EXERCISE INPUT.

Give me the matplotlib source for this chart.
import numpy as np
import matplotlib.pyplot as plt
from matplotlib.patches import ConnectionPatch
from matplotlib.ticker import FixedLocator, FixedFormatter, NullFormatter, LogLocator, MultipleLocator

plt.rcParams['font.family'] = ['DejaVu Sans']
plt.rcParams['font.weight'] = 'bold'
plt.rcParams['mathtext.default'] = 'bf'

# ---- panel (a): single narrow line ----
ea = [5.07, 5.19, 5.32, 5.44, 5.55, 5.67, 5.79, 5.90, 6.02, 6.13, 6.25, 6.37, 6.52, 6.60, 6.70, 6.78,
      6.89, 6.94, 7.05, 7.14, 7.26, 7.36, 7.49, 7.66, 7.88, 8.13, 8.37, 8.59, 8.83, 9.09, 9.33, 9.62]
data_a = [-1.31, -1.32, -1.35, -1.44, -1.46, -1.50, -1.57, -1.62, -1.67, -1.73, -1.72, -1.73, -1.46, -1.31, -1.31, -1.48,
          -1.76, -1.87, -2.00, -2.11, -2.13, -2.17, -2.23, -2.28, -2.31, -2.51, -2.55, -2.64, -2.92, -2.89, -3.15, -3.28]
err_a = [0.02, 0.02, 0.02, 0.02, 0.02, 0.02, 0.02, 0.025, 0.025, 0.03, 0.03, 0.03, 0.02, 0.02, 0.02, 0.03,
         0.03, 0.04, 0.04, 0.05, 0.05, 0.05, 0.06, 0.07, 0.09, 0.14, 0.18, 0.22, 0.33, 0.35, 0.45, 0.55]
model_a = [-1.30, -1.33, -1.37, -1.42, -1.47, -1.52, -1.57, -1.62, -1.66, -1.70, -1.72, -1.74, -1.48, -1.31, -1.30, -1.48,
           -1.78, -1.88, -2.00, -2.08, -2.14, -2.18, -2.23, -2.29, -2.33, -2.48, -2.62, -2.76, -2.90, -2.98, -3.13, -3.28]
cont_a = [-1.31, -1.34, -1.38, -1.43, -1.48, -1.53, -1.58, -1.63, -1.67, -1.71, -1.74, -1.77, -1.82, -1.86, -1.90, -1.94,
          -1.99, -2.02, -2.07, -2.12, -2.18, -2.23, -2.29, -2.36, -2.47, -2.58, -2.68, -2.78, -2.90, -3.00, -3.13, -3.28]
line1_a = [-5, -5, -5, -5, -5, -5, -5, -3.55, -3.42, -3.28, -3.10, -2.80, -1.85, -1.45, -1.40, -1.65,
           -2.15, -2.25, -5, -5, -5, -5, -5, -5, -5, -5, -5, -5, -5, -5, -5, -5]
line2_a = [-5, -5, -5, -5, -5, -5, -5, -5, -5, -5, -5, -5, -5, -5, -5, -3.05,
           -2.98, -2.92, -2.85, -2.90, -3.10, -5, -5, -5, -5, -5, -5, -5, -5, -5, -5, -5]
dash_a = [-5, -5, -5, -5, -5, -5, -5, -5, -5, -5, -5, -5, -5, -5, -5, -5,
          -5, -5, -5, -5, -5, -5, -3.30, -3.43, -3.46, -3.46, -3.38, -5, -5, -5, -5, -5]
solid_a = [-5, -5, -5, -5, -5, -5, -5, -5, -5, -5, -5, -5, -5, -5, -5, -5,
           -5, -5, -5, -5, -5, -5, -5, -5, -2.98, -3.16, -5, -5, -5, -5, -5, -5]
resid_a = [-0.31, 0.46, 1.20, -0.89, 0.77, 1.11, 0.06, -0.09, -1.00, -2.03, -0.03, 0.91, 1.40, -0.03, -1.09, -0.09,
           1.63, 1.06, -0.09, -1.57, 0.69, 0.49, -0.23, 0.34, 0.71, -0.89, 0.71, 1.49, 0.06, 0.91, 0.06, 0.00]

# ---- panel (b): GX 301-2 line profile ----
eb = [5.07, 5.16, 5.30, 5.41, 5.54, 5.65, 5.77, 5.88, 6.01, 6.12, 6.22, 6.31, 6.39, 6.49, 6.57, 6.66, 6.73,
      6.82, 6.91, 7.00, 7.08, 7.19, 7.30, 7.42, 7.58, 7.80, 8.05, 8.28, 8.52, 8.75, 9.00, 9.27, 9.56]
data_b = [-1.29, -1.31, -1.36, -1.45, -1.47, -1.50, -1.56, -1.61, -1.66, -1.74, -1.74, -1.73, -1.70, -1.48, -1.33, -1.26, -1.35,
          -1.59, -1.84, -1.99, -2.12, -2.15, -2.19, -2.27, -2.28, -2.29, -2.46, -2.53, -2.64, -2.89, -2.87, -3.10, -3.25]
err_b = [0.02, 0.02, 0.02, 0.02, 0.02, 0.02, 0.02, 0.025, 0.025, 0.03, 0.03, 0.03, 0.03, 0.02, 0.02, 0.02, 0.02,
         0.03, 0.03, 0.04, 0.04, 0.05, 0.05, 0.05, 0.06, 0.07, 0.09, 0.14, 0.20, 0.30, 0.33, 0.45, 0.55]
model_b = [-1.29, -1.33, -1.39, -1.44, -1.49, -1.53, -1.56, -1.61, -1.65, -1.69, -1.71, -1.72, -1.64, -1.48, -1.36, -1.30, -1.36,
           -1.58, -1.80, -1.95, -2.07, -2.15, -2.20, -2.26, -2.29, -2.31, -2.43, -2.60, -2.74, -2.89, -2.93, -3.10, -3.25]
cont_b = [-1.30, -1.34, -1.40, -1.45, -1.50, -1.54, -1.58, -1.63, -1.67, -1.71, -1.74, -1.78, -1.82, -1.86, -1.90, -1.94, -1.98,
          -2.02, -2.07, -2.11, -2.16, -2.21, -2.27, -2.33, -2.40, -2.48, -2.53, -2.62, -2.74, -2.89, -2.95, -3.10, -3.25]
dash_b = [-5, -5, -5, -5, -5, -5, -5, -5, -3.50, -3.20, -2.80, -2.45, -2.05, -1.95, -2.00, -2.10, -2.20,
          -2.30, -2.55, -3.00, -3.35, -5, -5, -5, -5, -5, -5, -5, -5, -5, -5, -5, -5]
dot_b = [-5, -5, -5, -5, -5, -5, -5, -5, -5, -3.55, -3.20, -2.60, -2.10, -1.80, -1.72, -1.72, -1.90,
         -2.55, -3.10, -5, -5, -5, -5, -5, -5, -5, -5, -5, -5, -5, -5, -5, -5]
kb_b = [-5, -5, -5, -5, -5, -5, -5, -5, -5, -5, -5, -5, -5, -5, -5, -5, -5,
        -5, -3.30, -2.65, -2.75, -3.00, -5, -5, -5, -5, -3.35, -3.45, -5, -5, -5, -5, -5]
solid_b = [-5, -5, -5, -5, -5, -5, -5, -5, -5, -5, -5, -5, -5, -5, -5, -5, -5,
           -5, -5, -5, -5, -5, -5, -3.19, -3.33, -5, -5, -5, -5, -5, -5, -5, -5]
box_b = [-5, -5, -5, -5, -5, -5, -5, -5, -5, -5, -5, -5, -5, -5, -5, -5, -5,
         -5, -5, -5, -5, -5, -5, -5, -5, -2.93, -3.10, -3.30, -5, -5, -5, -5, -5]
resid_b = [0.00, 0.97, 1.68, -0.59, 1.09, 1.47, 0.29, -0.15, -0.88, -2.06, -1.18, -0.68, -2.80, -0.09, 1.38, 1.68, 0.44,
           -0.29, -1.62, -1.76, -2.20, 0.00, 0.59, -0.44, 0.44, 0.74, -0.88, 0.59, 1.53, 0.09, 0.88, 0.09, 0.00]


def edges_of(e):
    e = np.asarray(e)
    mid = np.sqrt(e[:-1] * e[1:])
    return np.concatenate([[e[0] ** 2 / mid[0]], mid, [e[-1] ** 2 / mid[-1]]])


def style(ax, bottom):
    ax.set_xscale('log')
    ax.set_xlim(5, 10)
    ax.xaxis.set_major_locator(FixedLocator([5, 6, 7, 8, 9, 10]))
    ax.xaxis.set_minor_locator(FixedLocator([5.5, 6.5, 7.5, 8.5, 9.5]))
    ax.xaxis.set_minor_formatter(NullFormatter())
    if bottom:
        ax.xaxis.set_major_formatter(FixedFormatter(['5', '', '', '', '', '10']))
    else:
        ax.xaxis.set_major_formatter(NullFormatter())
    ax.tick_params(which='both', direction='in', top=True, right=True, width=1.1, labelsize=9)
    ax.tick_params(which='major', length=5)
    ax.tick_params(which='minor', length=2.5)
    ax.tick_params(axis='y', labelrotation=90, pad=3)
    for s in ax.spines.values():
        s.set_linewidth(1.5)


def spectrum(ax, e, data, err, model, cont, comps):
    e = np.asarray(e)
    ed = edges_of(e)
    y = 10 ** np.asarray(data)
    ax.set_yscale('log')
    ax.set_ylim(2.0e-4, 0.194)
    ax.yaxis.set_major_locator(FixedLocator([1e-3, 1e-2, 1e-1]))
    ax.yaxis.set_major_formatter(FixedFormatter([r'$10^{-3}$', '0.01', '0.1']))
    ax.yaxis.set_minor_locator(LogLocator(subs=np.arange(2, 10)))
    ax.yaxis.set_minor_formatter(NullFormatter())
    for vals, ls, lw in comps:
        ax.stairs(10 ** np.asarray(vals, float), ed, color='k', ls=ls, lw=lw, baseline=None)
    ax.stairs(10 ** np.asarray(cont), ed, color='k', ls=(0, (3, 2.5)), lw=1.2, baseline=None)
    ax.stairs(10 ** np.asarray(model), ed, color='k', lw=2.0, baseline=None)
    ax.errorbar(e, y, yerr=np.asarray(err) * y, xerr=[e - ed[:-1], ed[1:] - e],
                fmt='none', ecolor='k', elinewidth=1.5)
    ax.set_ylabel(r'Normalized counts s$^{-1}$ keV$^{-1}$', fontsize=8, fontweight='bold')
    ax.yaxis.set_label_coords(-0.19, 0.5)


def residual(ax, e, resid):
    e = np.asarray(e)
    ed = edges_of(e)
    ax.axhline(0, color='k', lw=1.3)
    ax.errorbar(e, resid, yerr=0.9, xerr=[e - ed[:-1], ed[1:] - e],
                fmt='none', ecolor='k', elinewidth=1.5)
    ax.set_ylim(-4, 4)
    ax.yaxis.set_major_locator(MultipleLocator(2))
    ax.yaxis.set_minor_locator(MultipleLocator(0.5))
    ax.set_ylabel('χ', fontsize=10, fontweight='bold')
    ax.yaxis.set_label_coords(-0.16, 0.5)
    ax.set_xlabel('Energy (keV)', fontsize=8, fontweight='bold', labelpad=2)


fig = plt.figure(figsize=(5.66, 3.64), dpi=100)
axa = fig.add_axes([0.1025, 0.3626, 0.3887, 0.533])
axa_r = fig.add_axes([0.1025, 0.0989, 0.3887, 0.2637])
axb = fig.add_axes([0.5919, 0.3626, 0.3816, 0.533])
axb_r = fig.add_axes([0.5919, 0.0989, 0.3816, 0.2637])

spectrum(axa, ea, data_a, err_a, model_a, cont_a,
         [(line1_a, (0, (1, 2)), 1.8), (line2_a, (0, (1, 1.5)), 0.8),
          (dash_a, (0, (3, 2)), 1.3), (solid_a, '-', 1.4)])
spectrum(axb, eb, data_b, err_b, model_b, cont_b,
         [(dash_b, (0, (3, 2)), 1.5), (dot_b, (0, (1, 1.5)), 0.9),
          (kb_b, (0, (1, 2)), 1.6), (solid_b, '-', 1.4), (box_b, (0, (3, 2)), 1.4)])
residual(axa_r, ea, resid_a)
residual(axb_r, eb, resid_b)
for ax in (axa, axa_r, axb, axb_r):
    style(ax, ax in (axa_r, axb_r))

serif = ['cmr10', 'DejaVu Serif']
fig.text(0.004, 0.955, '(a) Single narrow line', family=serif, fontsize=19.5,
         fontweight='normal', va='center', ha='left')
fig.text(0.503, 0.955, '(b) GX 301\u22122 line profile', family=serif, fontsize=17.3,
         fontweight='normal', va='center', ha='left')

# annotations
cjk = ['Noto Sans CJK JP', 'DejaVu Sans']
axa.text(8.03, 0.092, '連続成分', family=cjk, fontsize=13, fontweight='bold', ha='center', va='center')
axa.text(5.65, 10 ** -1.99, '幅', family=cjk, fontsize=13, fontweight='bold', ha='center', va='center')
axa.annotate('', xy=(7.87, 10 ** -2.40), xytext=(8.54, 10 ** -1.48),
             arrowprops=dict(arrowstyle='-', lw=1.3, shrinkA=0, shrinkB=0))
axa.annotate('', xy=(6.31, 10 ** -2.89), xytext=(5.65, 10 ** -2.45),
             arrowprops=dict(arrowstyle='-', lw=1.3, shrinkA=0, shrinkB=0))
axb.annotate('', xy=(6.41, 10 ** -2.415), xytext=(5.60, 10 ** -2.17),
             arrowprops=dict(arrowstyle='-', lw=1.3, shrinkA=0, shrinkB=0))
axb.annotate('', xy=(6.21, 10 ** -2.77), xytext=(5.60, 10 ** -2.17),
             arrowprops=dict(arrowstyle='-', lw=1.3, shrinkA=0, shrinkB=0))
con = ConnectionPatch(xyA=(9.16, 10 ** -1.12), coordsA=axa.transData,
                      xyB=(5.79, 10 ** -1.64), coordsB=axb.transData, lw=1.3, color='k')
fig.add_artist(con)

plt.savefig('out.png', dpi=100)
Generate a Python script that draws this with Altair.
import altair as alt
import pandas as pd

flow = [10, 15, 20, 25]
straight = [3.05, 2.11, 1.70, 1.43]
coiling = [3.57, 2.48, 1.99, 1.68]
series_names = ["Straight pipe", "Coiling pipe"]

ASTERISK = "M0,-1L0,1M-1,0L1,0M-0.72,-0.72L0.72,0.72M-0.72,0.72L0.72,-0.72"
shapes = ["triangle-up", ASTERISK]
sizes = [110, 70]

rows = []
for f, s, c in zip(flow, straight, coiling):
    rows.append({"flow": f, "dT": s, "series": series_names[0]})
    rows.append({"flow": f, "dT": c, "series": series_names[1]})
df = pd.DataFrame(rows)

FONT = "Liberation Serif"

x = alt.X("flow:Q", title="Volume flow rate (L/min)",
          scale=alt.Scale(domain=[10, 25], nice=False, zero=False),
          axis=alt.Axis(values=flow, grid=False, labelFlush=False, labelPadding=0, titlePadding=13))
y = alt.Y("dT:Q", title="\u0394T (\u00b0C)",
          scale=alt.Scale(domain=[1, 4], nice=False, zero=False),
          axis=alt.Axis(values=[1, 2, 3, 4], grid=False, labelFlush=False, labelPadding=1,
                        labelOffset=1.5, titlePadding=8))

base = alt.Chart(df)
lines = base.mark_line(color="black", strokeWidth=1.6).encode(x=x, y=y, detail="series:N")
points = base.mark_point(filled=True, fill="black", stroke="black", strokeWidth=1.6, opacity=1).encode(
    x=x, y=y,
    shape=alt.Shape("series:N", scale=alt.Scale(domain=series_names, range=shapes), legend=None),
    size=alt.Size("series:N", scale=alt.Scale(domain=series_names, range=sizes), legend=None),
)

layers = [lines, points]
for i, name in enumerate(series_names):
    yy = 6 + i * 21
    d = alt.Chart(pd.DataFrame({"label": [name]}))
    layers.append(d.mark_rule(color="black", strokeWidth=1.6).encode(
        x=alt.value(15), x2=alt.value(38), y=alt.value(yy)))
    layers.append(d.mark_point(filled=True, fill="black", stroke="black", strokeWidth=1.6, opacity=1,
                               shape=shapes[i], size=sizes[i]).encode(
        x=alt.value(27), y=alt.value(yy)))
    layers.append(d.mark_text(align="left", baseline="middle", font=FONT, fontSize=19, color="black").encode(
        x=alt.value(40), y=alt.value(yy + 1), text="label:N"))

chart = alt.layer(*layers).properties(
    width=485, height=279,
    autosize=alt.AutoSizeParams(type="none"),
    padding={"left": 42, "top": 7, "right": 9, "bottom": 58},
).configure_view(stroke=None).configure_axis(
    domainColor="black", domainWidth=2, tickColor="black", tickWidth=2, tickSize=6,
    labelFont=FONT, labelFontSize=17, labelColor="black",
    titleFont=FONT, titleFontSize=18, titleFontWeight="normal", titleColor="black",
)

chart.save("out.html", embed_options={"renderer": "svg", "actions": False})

THE REQUEST.
Scan the lines above for "matplotlib", then copy every one that has it.

RESULT OF THE EXERCISE.
Give me the matplotlib source for this chart.
import matplotlib.pyplot as plt
from matplotlib.patches import ConnectionPatch
from matplotlib.ticker import FixedLocator, FixedFormatter, NullFormatter, LogLocator, MultipleLocator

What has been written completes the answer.